Set down each line of the data below exactly as it stands, dropping the pictures.

-- start of SUPPLIED RECORDS --

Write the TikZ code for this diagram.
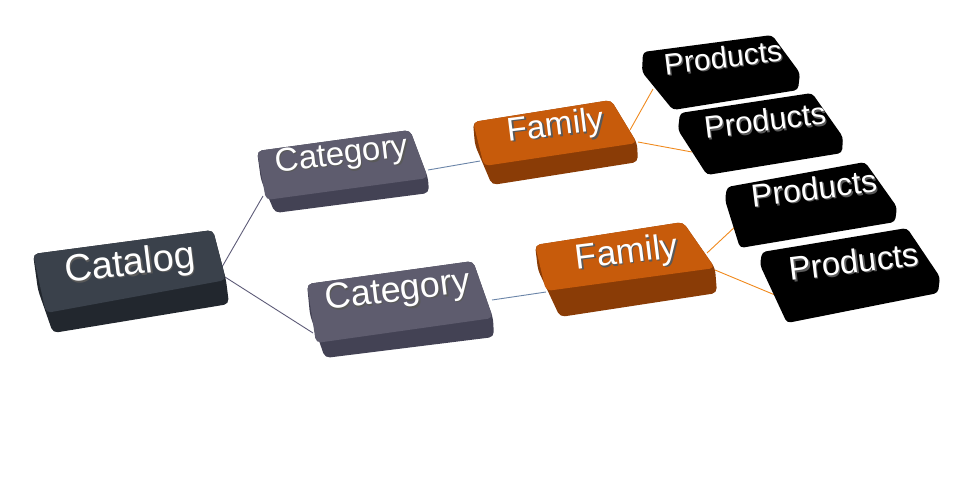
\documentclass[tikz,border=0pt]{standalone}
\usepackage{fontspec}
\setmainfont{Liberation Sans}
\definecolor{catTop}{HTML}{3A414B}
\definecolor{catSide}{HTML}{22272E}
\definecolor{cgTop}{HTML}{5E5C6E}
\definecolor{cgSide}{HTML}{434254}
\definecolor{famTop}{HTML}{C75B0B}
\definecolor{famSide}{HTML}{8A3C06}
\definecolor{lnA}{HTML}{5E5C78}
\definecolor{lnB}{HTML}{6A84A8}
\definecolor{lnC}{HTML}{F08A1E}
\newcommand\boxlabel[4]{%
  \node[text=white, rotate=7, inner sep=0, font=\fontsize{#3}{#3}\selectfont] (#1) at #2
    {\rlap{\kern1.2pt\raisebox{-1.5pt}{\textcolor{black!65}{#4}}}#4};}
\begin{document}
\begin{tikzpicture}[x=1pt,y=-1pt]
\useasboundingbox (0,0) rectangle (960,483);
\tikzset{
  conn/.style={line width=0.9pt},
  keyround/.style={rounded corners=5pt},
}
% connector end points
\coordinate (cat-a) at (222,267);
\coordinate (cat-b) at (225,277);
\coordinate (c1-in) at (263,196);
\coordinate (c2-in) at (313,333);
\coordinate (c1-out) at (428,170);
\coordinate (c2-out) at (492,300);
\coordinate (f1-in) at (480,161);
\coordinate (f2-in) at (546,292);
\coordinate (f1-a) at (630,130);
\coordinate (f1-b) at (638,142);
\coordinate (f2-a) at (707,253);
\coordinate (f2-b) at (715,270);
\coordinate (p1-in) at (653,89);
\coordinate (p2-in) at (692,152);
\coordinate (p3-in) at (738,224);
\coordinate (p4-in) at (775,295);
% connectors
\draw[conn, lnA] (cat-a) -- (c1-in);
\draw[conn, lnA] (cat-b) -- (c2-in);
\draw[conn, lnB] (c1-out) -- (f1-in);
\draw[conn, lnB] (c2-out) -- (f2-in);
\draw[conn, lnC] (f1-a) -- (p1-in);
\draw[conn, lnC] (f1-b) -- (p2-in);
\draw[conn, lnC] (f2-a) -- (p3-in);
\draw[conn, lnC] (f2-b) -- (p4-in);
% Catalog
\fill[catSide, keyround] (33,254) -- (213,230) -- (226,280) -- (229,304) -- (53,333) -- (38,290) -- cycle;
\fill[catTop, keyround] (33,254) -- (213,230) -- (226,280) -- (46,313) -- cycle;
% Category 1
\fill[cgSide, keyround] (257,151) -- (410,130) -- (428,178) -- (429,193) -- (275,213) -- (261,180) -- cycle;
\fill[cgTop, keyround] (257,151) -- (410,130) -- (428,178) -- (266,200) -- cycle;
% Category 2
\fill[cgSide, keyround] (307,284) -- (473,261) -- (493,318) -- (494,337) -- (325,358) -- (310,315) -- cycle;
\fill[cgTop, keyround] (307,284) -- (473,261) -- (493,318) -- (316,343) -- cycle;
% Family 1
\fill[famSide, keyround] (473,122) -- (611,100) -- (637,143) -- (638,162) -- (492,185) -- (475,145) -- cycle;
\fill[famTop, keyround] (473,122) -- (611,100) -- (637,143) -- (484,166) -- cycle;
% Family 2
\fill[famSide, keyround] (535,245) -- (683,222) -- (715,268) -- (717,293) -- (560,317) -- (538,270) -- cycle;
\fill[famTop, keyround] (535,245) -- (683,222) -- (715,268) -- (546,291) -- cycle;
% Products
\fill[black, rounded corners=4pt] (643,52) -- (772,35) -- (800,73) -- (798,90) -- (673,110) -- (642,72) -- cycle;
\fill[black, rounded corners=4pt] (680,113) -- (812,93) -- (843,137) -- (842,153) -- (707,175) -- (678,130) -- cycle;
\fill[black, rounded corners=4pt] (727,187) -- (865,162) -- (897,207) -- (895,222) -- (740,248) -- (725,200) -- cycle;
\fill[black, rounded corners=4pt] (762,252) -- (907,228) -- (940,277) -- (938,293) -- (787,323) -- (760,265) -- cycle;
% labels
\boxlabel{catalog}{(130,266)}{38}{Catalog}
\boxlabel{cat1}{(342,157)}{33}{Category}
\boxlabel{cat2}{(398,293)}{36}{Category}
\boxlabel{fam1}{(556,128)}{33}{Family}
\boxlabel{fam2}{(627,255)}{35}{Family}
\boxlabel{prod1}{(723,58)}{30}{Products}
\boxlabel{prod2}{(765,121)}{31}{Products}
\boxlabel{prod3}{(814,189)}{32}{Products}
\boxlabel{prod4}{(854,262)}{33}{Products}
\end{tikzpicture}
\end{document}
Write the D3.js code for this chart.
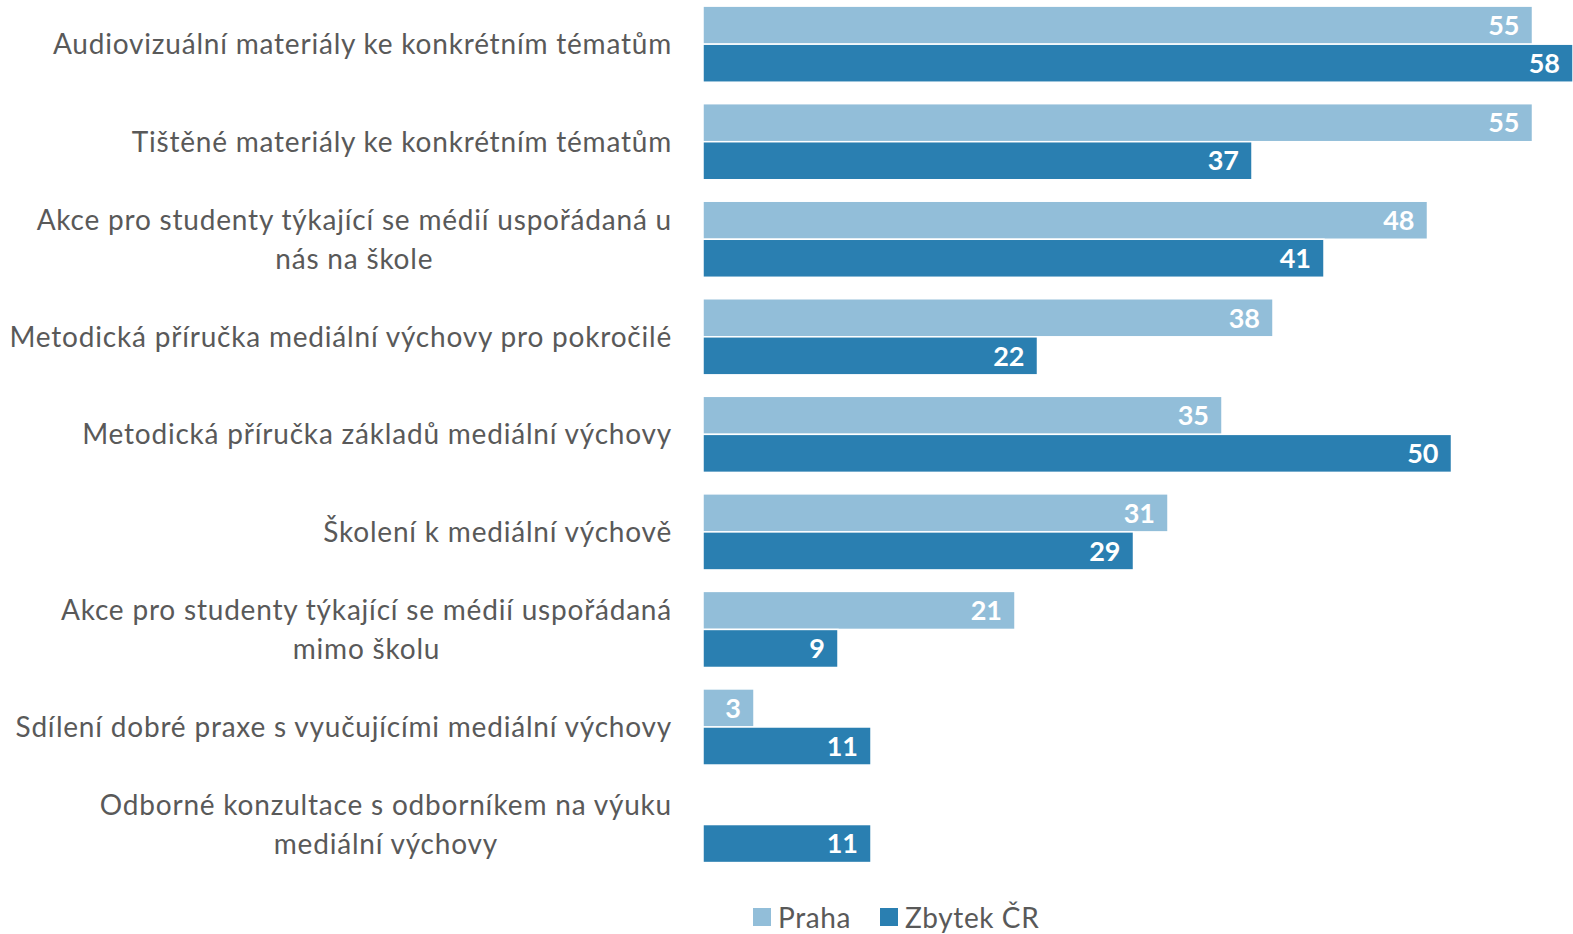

-- end of SUPPLIED RECORDS --

▶ **WRITTEN RESPONSE**:
Write the TikZ code for this diagram.
\documentclass[tikz,border=0pt]{standalone}
\usepackage{fontspec}
\setmainfont{Liberation Sans}
\definecolor{catTop}{HTML}{3A414B}
\definecolor{catSide}{HTML}{22272E}
\definecolor{cgTop}{HTML}{5E5C6E}
\definecolor{cgSide}{HTML}{434254}
\definecolor{famTop}{HTML}{C75B0B}
\definecolor{famSide}{HTML}{8A3C06}
\definecolor{lnA}{HTML}{5E5C78}
\definecolor{lnB}{HTML}{6A84A8}
\definecolor{lnC}{HTML}{F08A1E}
\newcommand\boxlabel[4]{%
  \node[text=white, rotate=7, inner sep=0, font=\fontsize{#3}{#3}\selectfont] (#1) at #2
    {\rlap{\kern1.2pt\raisebox{-1.5pt}{\textcolor{black!65}{#4}}}#4};}
\begin{document}
\begin{tikzpicture}[x=1pt,y=-1pt]
\useasboundingbox (0,0) rectangle (960,483);
\tikzset{
  conn/.style={line width=0.9pt},
  keyround/.style={rounded corners=5pt},
}
% connector end points
\coordinate (cat-a) at (222,267);
\coordinate (cat-b) at (225,277);
\coordinate (c1-in) at (263,196);
\coordinate (c2-in) at (313,333);
\coordinate (c1-out) at (428,170);
\coordinate (c2-out) at (492,300);
\coordinate (f1-in) at (480,161);
\coordinate (f2-in) at (546,292);
\coordinate (f1-a) at (630,130);
\coordinate (f1-b) at (638,142);
\coordinate (f2-a) at (707,253);
\coordinate (f2-b) at (715,270);
\coordinate (p1-in) at (653,89);
\coordinate (p2-in) at (692,152);
\coordinate (p3-in) at (738,224);
\coordinate (p4-in) at (775,295);
% connectors
\draw[conn, lnA] (cat-a) -- (c1-in);
\draw[conn, lnA] (cat-b) -- (c2-in);
\draw[conn, lnB] (c1-out) -- (f1-in);
\draw[conn, lnB] (c2-out) -- (f2-in);
\draw[conn, lnC] (f1-a) -- (p1-in);
\draw[conn, lnC] (f1-b) -- (p2-in);
\draw[conn, lnC] (f2-a) -- (p3-in);
\draw[conn, lnC] (f2-b) -- (p4-in);
% Catalog
\fill[catSide, keyround] (33,254) -- (213,230) -- (226,280) -- (229,304) -- (53,333) -- (38,290) -- cycle;
\fill[catTop, keyround] (33,254) -- (213,230) -- (226,280) -- (46,313) -- cycle;
% Category 1
\fill[cgSide, keyround] (257,151) -- (410,130) -- (428,178) -- (429,193) -- (275,213) -- (261,180) -- cycle;
\fill[cgTop, keyround] (257,151) -- (410,130) -- (428,178) -- (266,200) -- cycle;
% Category 2
\fill[cgSide, keyround] (307,284) -- (473,261) -- (493,318) -- (494,337) -- (325,358) -- (310,315) -- cycle;
\fill[cgTop, keyround] (307,284) -- (473,261) -- (493,318) -- (316,343) -- cycle;
% Family 1
\fill[famSide, keyround] (473,122) -- (611,100) -- (637,143) -- (638,162) -- (492,185) -- (475,145) -- cycle;
\fill[famTop, keyround] (473,122) -- (611,100) -- (637,143) -- (484,166) -- cycle;
% Family 2
\fill[famSide, keyround] (535,245) -- (683,222) -- (715,268) -- (717,293) -- (560,317) -- (538,270) -- cycle;
\fill[famTop, keyround] (535,245) -- (683,222) -- (715,268) -- (546,291) -- cycle;
% Products
\fill[black, rounded corners=4pt] (643,52) -- (772,35) -- (800,73) -- (798,90) -- (673,110) -- (642,72) -- cycle;
\fill[black, rounded corners=4pt] (680,113) -- (812,93) -- (843,137) -- (842,153) -- (707,175) -- (678,130) -- cycle;
\fill[black, rounded corners=4pt] (727,187) -- (865,162) -- (897,207) -- (895,222) -- (740,248) -- (725,200) -- cycle;
\fill[black, rounded corners=4pt] (762,252) -- (907,228) -- (940,277) -- (938,293) -- (787,323) -- (760,265) -- cycle;
% labels
\boxlabel{catalog}{(130,266)}{38}{Catalog}
\boxlabel{cat1}{(342,157)}{33}{Category}
\boxlabel{cat2}{(398,293)}{36}{Category}
\boxlabel{fam1}{(556,128)}{33}{Family}
\boxlabel{fam2}{(627,255)}{35}{Family}
\boxlabel{prod1}{(723,58)}{30}{Products}
\boxlabel{prod2}{(765,121)}{31}{Products}
\boxlabel{prod3}{(814,189)}{32}{Products}
\boxlabel{prod4}{(854,262)}{33}{Products}
\end{tikzpicture}
\end{document}
Write the D3.js code for this chart.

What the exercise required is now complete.